Start
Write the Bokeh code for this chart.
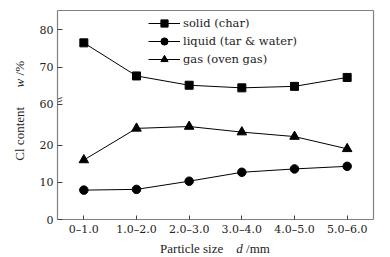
from bokeh.plotting import figure
from bokeh.models import FactorRange, Range1d, FixedTicker, Legend, LinearAxis, Div
from bokeh.layouts import row, column
from bokeh.embed import file_html
from bokeh.resources import INLINE

categories = ["0\u20131.0", "1.0\u20132.0", "2.0\u20133.0", "3.0\u20134.0", "4.0\u20135.0", "5.0\u20136.0"]
solid = [76.5, 67.6, 65.1, 64.4, 64.8, 67.2]
liquid = [7.9, 8.1, 10.3, 12.7, 13.6, 14.3]
gas = [16.0, 24.5, 25.0, 23.5, 22.3, 19.0]
y_ticks = [0, 10, 20, 60, 70, 80]

BREAK_LOW = 40
BREAK_SHIFT = 29
Y_TOP = 56.2

def brk(v):
    return v - BREAK_SHIFT if v >= BREAK_LOW else v

FONT = "DejaVu Serif"

YW = 34                      # width of y-title column
FW, FH = 316, 209            # frame size
HF = 237                     # figure height
p = figure(frame_width=FW, frame_height=FH, x_range=FactorRange(*categories),
           y_range=Range1d(0, Y_TOP), output_backend="svg", toolbar_location=None,
           min_border_left=57 - YW, min_border_right=9, min_border_top=10,
           min_border_bottom=HF - 10 - FH)
p.grid.visible = False
p.outline_line_color = None
p.background_fill_color = "white"
p.border_fill_color = "white"

xa = p.below[0]
ya = p.left[0]
for ax in (xa, ya):
    ax.axis_line_color = "#808080"
    ax.axis_line_width = 1.2
    ax.major_tick_line_color = "#404040"
    ax.major_tick_out = 0
    ax.minor_tick_line_color = None
    ax.major_label_text_font = FONT
    ax.major_label_text_font_size = "11px"
    ax.major_label_text_color = "#222222"

xa.major_tick_in = 4
xa.major_label_standoff = 3
ya.major_tick_in = 5
ya.major_label_standoff = 4
ya.ticker = FixedTicker(ticks=[brk(t) for t in y_ticks])
ya.major_label_overrides = {brk(t): str(t) for t in y_ticks}

# top / right frame lines
ax_r = LinearAxis(ticker=FixedTicker(ticks=[]), major_tick_in=0, major_tick_out=0,
                  minor_tick_line_color=None, major_label_standoff=0)
ax_t = LinearAxis(ticker=FixedTicker(ticks=[]), major_tick_in=0, major_tick_out=0,
                  minor_tick_line_color=None, major_label_standoff=0)
for a in (ax_r, ax_t):
    a.axis_line_color = "#808080"
    a.axis_line_width = 1.2
p.add_layout(ax_r, "right")
p.add_layout(ax_t, "above")

s_solid = [brk(v) for v in solid]
s_liquid = [brk(v) for v in liquid]
s_gas = [brk(v) for v in gas]

l1 = p.line(categories, s_solid, line_color="black", line_width=1)
m1 = p.scatter(categories, s_solid, marker="square", size=8, color="black")
l2 = p.line(categories, s_liquid, line_color="black", line_width=1)
m2 = p.scatter(categories, s_liquid, marker="circle", size=8.5, color="black")
l3 = p.line(categories, s_gas, line_color="black", line_width=1)
m3 = p.scatter(categories, s_gas, marker="triangle", size=9.5, color="black")

legend = Legend(items=[("solid (char)", [l1, m1]),
                       ("liquid (tar & water)", [l2, m2]),
                       ("gas (oven gas)", [l3, m3])],
                location=(91, 151), margin=0, padding=0, spacing=0,
                glyph_width=32, glyph_height=18, label_height=18, label_standoff=3,
                label_text_font=FONT, label_text_font_size="11.5px",
                label_text_color="#222222",
                border_line_color=None, background_fill_alpha=0)
p.add_layout(legend, "center")

# axis-break mark on the left axis just above 60
yb = brk(60)
p.segment(x0=[-0.03, -0.03], y0=[yb + 0.4, yb + 1.2], x1=[0.09, 0.09], y1=[yb + 1.0, yb + 1.8],
          line_color="#404040", line_width=1)

CSSF = "'Liberation Serif','Times New Roman',serif"
ydiv = Div(text=(f'<div style="width:{YW}px;height:{HF}px;display:flex;align-items:center;'
                 f'justify-content:center;"><span style="writing-mode:vertical-rl;'
                 f'transform:rotate(180deg);font-family:{CSSF};font-size:13px;color:#222;'
                 f'white-space:nowrap;margin-top:-16px;margin-left:6px;">Cl content&nbsp;&nbsp;&nbsp;&nbsp;&nbsp;&nbsp;'
                 f'<i>w</i> /%</span></div>'),
           width=YW, height=HF, margin=(0, 0, 0, 0))
xdiv = Div(text=(f'<div style="width:382px;height:20px;padding-left:57px;box-sizing:border-box;'
                 f'text-align:center;font-family:{CSSF};font-size:13px;color:#222;'
                 f'line-height:22px;padding-right:9px;white-space:pre;">Particle size    '
                 f'<i>d</i> /mm</div>'),
           width=382, height=20, margin=(0, 0, 0, 0))

layout = column(row(ydiv, p, spacing=0), xdiv, spacing=0)
open("out.html", "w").write(file_html(layout, INLINE))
End
Exercise prompt: Without any pictures, reproduce the lines from the first one in the material through the line that has "from bokeh.resources import INLINE", exactly as they appear.

Answer to the exercise:
Write the Bokeh code for this chart.
from bokeh.plotting import figure
from bokeh.models import FactorRange, Range1d, FixedTicker, Legend, LinearAxis, Div
from bokeh.layouts import row, column
from bokeh.embed import file_html
from bokeh.resources import INLINE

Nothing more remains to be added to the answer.